Which is what I found myself thinking about halfway through The Ground Beneath Her Feet. It is something of a mess, as you said–the slackest of his novels structurally, and also, later on, pretty slack in the sentences, too. Rushdie has always had this jones for Pynchon–see Grimus, his first novel–and the frustrating way the narrative of this new one veers off into a “truer” alternative reality, to say nothing of the pop-lyric allusions and hippie-dippy punning and word play in this new one, sometimes reads as though the last book Rushdie put down before beginning it was Vineland. (He praised it to the skies in the Times Book Review, you might recall.)

And yet and yet. Is there another author of my generation whose next book I more eagerly anticipate? (And this one has not changed me, in that regard.) And is he onto something important in The Ground Beneath Her Feet? He is! You called Rushdie a “magic realist.” I don’t think so. A magic realist is a writer of the village, or at least a teller of village tales. The stories become “strange,” in that surrealist way, when they are recontextualized in the container called the novel. (Greatest example: One Hundred Years of Solitude.) Rushdie is a novelist of the modern or, risking cliché, the postmodern world. He rides a jumbo jet, not a donkey. Contingency of identity, the multi-hyphenated Self, the collapse of borders East and West, North and South, life in the New Fast World–these are his great themes. That they happen to be the world’s great themes in the last 40 or so years of the century, and that he has approached them with generosity of spirit, inventive prose, and a seemingly boundless imagination–OK, I think Rushdie’s a great writer.

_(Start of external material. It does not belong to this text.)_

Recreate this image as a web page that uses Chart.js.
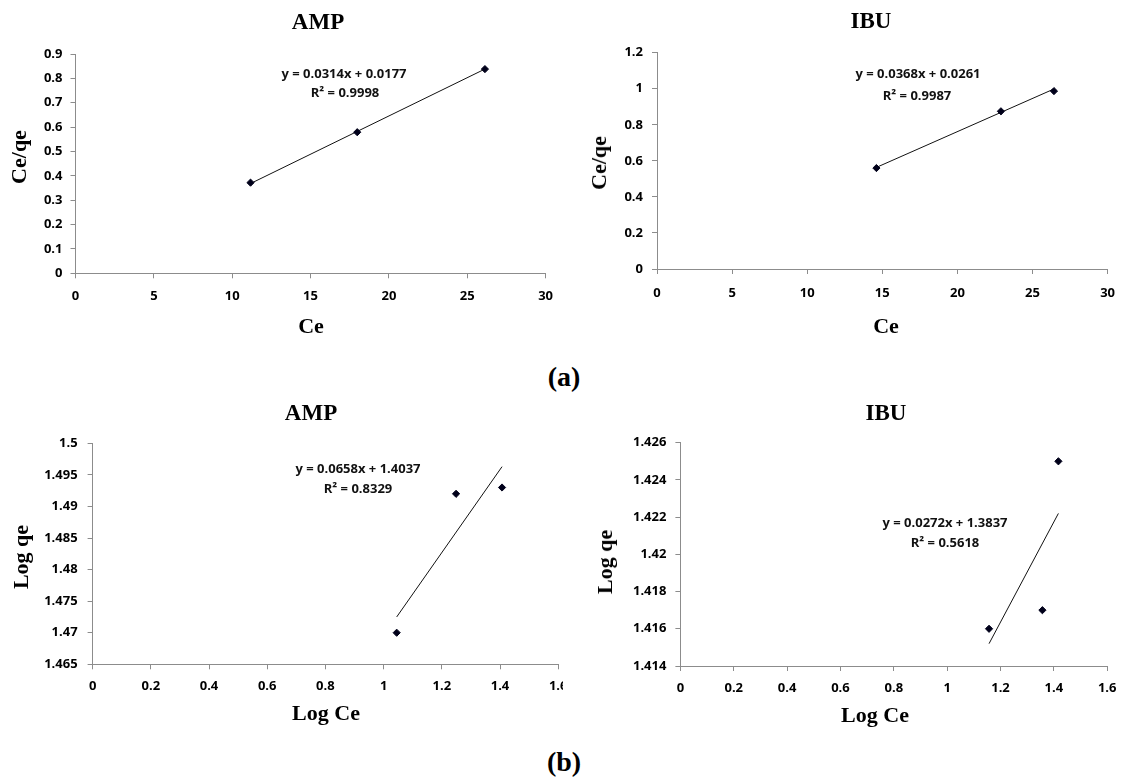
<!DOCTYPE html>
<html><head><meta charset="utf-8">
<script src="https://cdn.jsdelivr.net/npm/chart.js@4"></script>
<style>
html,body{margin:0;padding:0;background:#fff;}
#page{position:relative;width:1126px;height:778px;overflow:hidden;background:#fff;}
canvas{position:absolute;}
.t{position:absolute;transform:translate(-50%,-50%);white-space:nowrap;font-family:'Liberation Serif','Times New Roman',serif;font-weight:bold;color:#000;line-height:1;}
.rot{transform:translate(-50%,-50%) rotate(-90deg);}
.eq{position:absolute;transform:translate(-50%,-50%);white-space:nowrap;font-family:'Open Sans',sans-serif;font-weight:bold;font-size:13px;color:#111;line-height:1;}
</style></head>
<body>
<div id="page">
<canvas id="c1" width="563" height="345" style="left:0;top:0;"></canvas>
<canvas id="c2" width="563" height="345" style="left:563px;top:0;"></canvas>
<canvas id="c3" width="620" height="345" style="left:0;top:395px;"></canvas>
<canvas id="c4" width="563" height="345" style="left:563px;top:395px;background:#fff;z-index:2;"></canvas>

<div class="t" style="left:318px;top:21px;font-size:23px;">AMP</div>
<div class="t" style="left:871px;top:20px;font-size:23px;">IBU</div>
<div class="t" style="left:311px;top:412px;font-size:23px;z-index:3;">AMP</div>
<div class="t" style="left:886px;top:412px;font-size:23px;z-index:3;">IBU</div>

<div class="t rot" style="left:19px;top:157px;font-size:22px;">Ce/qe</div>
<div class="t" style="left:311px;top:326px;font-size:22px;">Ce</div>
<div class="t rot" style="left:599px;top:163px;font-size:22px;">Ce/qe</div>
<div class="t" style="left:886px;top:326px;font-size:22px;">Ce</div>
<div class="t rot" style="left:21px;top:557px;font-size:22px;">Log qe</div>
<div class="t" style="left:326px;top:713px;font-size:22px;">Log Ce</div>
<div class="t rot" style="left:605px;top:562px;font-size:22px;z-index:3;">Log qe</div>
<div class="t" style="left:875px;top:715px;font-size:22px;z-index:3;">Log Ce</div>

<div class="eq" style="left:344px;top:73px;">y = 0.0314x + 0.0177</div>
<div class="eq" style="left:345px;top:92px;">R² = 0.9998</div>
<div class="eq" style="left:918px;top:73px;">y = 0.0368x + 0.0261</div>
<div class="eq" style="left:917px;top:95px;">R² = 0.9987</div>
<div class="eq" style="left:358px;top:468px;">y = 0.0658x + 1.4037</div>
<div class="eq" style="left:358px;top:488px;">R² = 0.8329</div>
<div class="eq" style="left:945px;top:522px;z-index:3;">y = 0.0272x + 1.3837</div>
<div class="eq" style="left:945px;top:542px;z-index:3;">R² = 0.5618</div>

<div class="t" style="left:564px;top:377px;font-size:28px;">(a)</div>
<div class="t" style="left:564px;top:762px;font-size:28px;">(b)</div>
</div>
<script>
// ---- data: Langmuir (a) ----
const ampLangCe = [11.17, 17.98, 26.13];
const ampLangCeQe = [0.372, 0.579, 0.838];
const ampLangTrendX = [11.17, 26.13];
const ampLangTrendY = [0.3684, 0.8382];

const ibuLangCe = [14.61, 22.90, 26.43];
const ibuLangCeQe = [0.560, 0.875, 0.987];
const ibuLangTrendX = [14.61, 26.43];
const ibuLangTrendY = [0.5637, 0.9987];

// ---- data: Freundlich (b) ----
const ampFreLogCe = [1.045, 1.249, 1.407];
const ampFreLogQe = [1.470, 1.492, 1.493];
const ampFreTrendX = [1.045, 1.407];
const ampFreTrendY = [1.4725, 1.4963];

const ibuFreLogCe = [1.157, 1.357, 1.417];
const ibuFreLogQe = [1.416, 1.417, 1.425];
const ibuFreTrendX = [1.157, 1.417];
const ibuFreTrendY = [1.4152, 1.4222];

// ---- tick labels ----
const langXTicks = ['0','5','10','15','20','25','30'];
const ampLangYTicks = ['0','0.1','0.2','0.3','0.4','0.5','0.6','0.7','0.8','0.9'];
const ibuLangYTicks = ['0','0.2','0.4','0.6','0.8','1','1.2'];
const freXTicks = ['0','0.2','0.4','0.6','0.8','1','1.2','1.4','1.6'];
const ampFreYTicks = ['1.465','1.47','1.475','1.48','1.485','1.49','1.495','1.5'];
const ibuFreYTicks = ['1.414','1.416','1.418','1.42','1.422','1.424','1.426'];

const AXIS = '#8c8c8c';
const TICKFONT = {family:"'Open Sans', sans-serif", weight:'bold', size:13};

function pairs(xs, ys){ return xs.map((x,i)=>({x:x, y:ys[i]})); }

function makeChart(id, px, py, tx, ty, xT, yT, lay){
  const xs = xT.map(parseFloat), ys = yT.map(parseFloat);
  return new Chart(document.getElementById(id), {
    type:'scatter',
    data:{datasets:[
      {data:pairs(px,py), pointStyle:'rectRot', pointRadius:3.6, backgroundColor:'#00001a', borderColor:'#00001a', borderWidth:1, showLine:false},
      {data:pairs(tx,ty), showLine:true, pointRadius:0, borderColor:'#111', borderWidth:1, fill:false}
    ]},
    options:{
      responsive:false, animation:false, devicePixelRatio:1,
      layout:{padding:{top:lay.top, left:0, right:lay.right, bottom:lay.bottom}},
      plugins:{legend:{display:false}, tooltip:{enabled:false}, title:{display:false}},
      scales:{
        x:{type:'linear', position:'bottom', min:xs[0], max:xs[xs.length-1],
           afterBuildTicks:s=>{s.ticks = xs.map(v=>({value:v}));},
           afterFit:s=>{s.height = 40;},
           ticks:{callback:(v,i)=>xT[i], padding:lay.xPad, color:'#000', font:TICKFONT, maxRotation:0, autoSkip:false},
           grid:{drawOnChartArea:false, tickLength:5, color:AXIS, tickColor:AXIS},
           border:{color:AXIS, width:1}},
        y:{type:'linear', position:'left', min:ys[0], max:ys[ys.length-1],
           afterBuildTicks:s=>{s.ticks = ys.map(v=>({value:v}));},
           afterFit:s=>{s.width = lay.yW;},
           ticks:{callback:(v,i)=>yT[i], padding:lay.yPad, color:'#000', font:TICKFONT, autoSkip:false},
           grid:{drawOnChartArea:false, tickLength:5, color:AXIS, tickColor:AXIS},
           border:{color:AXIS, width:1}}
      }
    }
  });
}

makeChart('c1', ampLangCe, ampLangCeQe, ampLangTrendX, ampLangTrendY, langXTicks, ampLangYTicks,
  {top:54, right:17, bottom:31.7, yW:75.5, xPad:10, yPad:8});
makeChart('c2', ibuLangCe, ibuLangCeQe, ibuLangTrendX, ibuLangTrendY, langXTicks, ibuLangYTicks,
  {top:52.7, right:17, bottom:36, yW:94, xPad:11, yPad:9});
makeChart('c3', ampFreLogCe, ampFreLogQe, ampFreTrendX, ampFreTrendY, freXTicks, ampFreYTicks,
  {top:48.3, right:61.8, bottom:35.7, yW:92.6, xPad:9, yPad:10});
makeChart('c4', ibuFreLogCe, ibuFreLogQe, ibuFreTrendX, ibuFreTrendY, freXTicks, ibuFreYTicks,
  {top:47.7, right:15.5, bottom:34, yW:117.4, xPad:9.5, yPad:9});
</script>
</body></html>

I’m still procrastinating? Enough. What I’m getting around to saying is that a magic realist would not–could not–write a novel of ideas about what I think is another great theme of this era, which, if it were scrawled on a wall in Paris in May 1968 might read, “Three Chords and a Downbeat = Liberation.” (OK, not even a stoned Sorbonne semiotician would have written that.) Pulsing through The Ground Beneath Her Feet is the notion, or better, the assumption, that there was a world before rock ’n’ roll and a world after, and that they are very much not the same. A hard sell just now, perhaps, as neo-fascist rock bands work up the crowds each afternoon in downtown Belgrade. But I happen to think Rushdie’s essentially right–that neo-pagan rock ’n’ roll advanced a crucial cultural politics, killed some old gods, and shook up the Self. And until the novel heads West to London, I was engrossed and convinced. And so to me, The Ground Beneath Her Feet, if his weakest since he found his voice in Midnight’s Children, is, as you said, rich and remarkably suggestive, if not ultimately successful. You know, like the Beatles’ Magical Mystery Tour.

I was taken with your close reading of the biographical aspects of the book, and would like to talk more about them–and about the broader question of whether the ever-hovering fatwa left Rushdie without not only a normal life but also a literature–a way of reading him without biography intruding. But maybe we should stick a bit closer to more literary matters for a while. Why has there been so little rock ’n’ roll in contemporary fiction? And what do you make of the way Rushdie deals with it?